REPUBLIKA.CO.ID, JAKARTA – Ramadhan merupakan bulan pendidikan atau disebut sebagai syahrul tarbiyah.
Ulama asal Turki, Badiuzzaman Said Nursi mengungkapkan, puasa Ramadhan di antaranya bertujuan untuk menundukkan nafsu ammarah, yaitu jiwa manusia yang ingin memenuhi kehendak hawa nafsu dalam segala bidang kehidupan.
“Puasa Ramadhan memiliki banyak hikmah dilihat dari tujuannya dalam mendidik nafsu ammarah, dalam meluruskan akhlaknya, dan dalam menjadikannya menjauhi berbagai perbuatan yang tidak jelas,” kata Nursi dikutip dari bukunya yang berjudul “Misteri Puasa, Hemat, dan Syukur” terbitan Risalah Nur Press.
Nursi menjelaskan bahwa nafsu manusia cenderung lupa kepada jati dirinya. Menurut dia, manusia tidak melihat kelemahan tak terhingga, kefakiran tak bertepi, dan berbagai kekurangan yang terdapat dalam dirinya.
“Ia tidak mau melihat semua itu, tidak mau merenungkan puncak kelemahannya, kondisinya yang akan lenyap, serta berbagai kesulitan yang akan ia hadapi. Ia juga lupa kalau dirinya berasal dari daging dan tulang yang cepat rusak dan hancur,” jelas dia.
Selain itu, menurut Nursi, manusia itu juga merasa seolah-olah wujudnya berasal dari baja, tidak akan pernah mati, dan akan kekal abadi. Karena itu, ia menyambar dunia dan melemparkan diri ke dalamnya dengan rasa tamak disertai dengan kecintaan buta terhadapnya.

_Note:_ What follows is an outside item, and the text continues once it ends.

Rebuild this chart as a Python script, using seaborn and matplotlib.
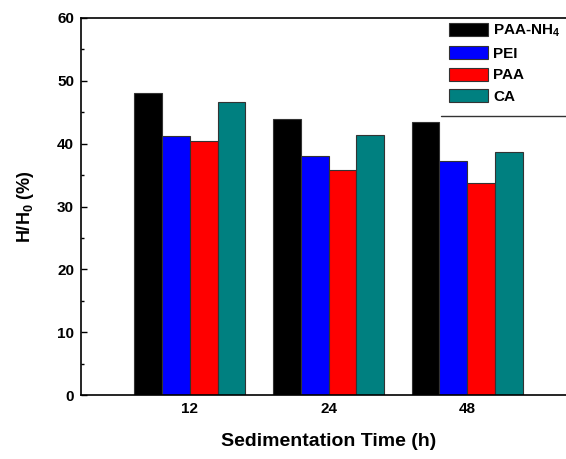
import seaborn as sns
import pandas as pd
import matplotlib.pyplot as plt
from matplotlib.lines import Line2D

# Dados
times = ['12', '24', '48']
materials = ['PAA-NH$_4$', 'PEI', 'PAA', 'CA']
paa_nh4 = [48.0, 44.0, 43.4]
pei = [41.2, 38.0, 37.3]
paa = [40.5, 35.8, 33.8]
ca = [46.6, 41.3, 38.6]
colors = ['#000000', '#0000FF', '#FF0000', '#008080']

rows = []
for mat, vals in zip(materials, [paa_nh4, pei, paa, ca]):
    for t, v in zip(times, vals):
        rows.append({'Time': t, 'Material': mat, 'H': v})
df = pd.DataFrame(rows)

sns.set_style('ticks')
plt.rcParams['font.family'] = ['Liberation Sans', 'DejaVu Sans']
plt.rcParams['font.weight'] = 'bold'
plt.rcParams['text.color'] = 'black'
plt.rcParams['axes.labelcolor'] = 'black'
plt.rcParams['axes.edgecolor'] = 'black'
plt.rcParams['xtick.color'] = 'black'
plt.rcParams['ytick.color'] = 'black'
plt.rcParams['mathtext.fontset'] = 'custom'
plt.rcParams['mathtext.rm'] = 'Liberation Sans:bold'
plt.rcParams['mathtext.it'] = 'Liberation Sans:bold'
plt.rcParams['mathtext.bf'] = 'Liberation Sans:bold'

fig = plt.figure(figsize=(5.66, 4.59), dpi=100)
ax = fig.add_axes([0.1431, 0.1394, 0.8746, 0.8214])

sns.barplot(data=df, x='Time', y='H', hue='Material', order=times,
            hue_order=materials, palette=colors, saturation=1,
            edgecolor='#333333', linewidth=0.8, width=0.8, ax=ax)

ax.set_ylim(0, 60)
ax.set_xlim(-0.784, 2.784)
ax.set_yticks(range(0, 61, 10))
ax.set_yticks(range(5, 60, 10), minor=True)
ax.tick_params(axis='y', which='both', direction='in', labelsize=11, width=1, pad=5)
ax.tick_params(axis='y', which='major', length=4)
ax.tick_params(axis='y', which='minor', length=2.5)
ax.tick_params(axis='x', length=0, labelsize=11, pad=5)
for lab in ax.get_xticklabels() + ax.get_yticklabels():
    lab.set_fontweight('bold')
for s in ax.spines.values():
    s.set_linewidth(1.2)

ax.set_xlabel('Sedimentation Time (h)', fontsize=14, fontweight='bold', labelpad=12)
ax.set_ylabel('H/H$_0$ (%)', fontsize=13, fontweight='bold', labelpad=15)

leg = ax.legend(loc='upper left', bbox_to_anchor=(0.735, 1.0), frameon=False,
                handlelength=2.5, handleheight=0.95, labelspacing=0.45,
                handletextpad=0.35, borderpad=0.3, borderaxespad=0,
                prop={'weight': 'bold', 'size': 11})
ax.add_line(Line2D([0.728, 1.0], [0.74, 0.74], transform=ax.transAxes,
                   color='#333333', linewidth=1, clip_on=False))

fig.savefig('out.png', dpi=100)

Manusia menguatkan cengkeramannya terhadap segala hal yang dirasa nikmat dan berguna. Akibatnya, ia lupa kepada Sang Pencipta yang telah mendidiknya dengan penuh kasih sayang. Ia juga melupakan balasan amal perbuatannya dan kehidupan akhiratnya sehingga terjatuh ke dalam akhlak tercela.
“Namun, puasa Ramadhan mampu membuat manusia yang paling lalai dan membangkang dapat merasakan kelemahan, ketidakberdayaan, dan kefakirannya,” kata Nursi.
Lewat rasa lapar, lanjut dia, masing-masing mereka memikirkan perutnya yang kosong sekaligus menyadari rasa butuh yang terdapat dalam perutnya itu serta menyadari sejauh mana kelemahan dan kebutuhannya terhadap rahmat dan kasih sayang ilahi.
“Dari lubuk hatinya, ia ingin mengetuk pintu ampunan Tuhan dengan segala kelemahan dan kefakiran yang ada seraya melepaskan sifat keangkuhan dalam jiwanya. Lalu dengan itu ia bersiap-siap mengetuk rahmat ilahi dengan tangan syukur maknawi, selama kelalaian tidak merusak mata hatinya,” jelas Nursi.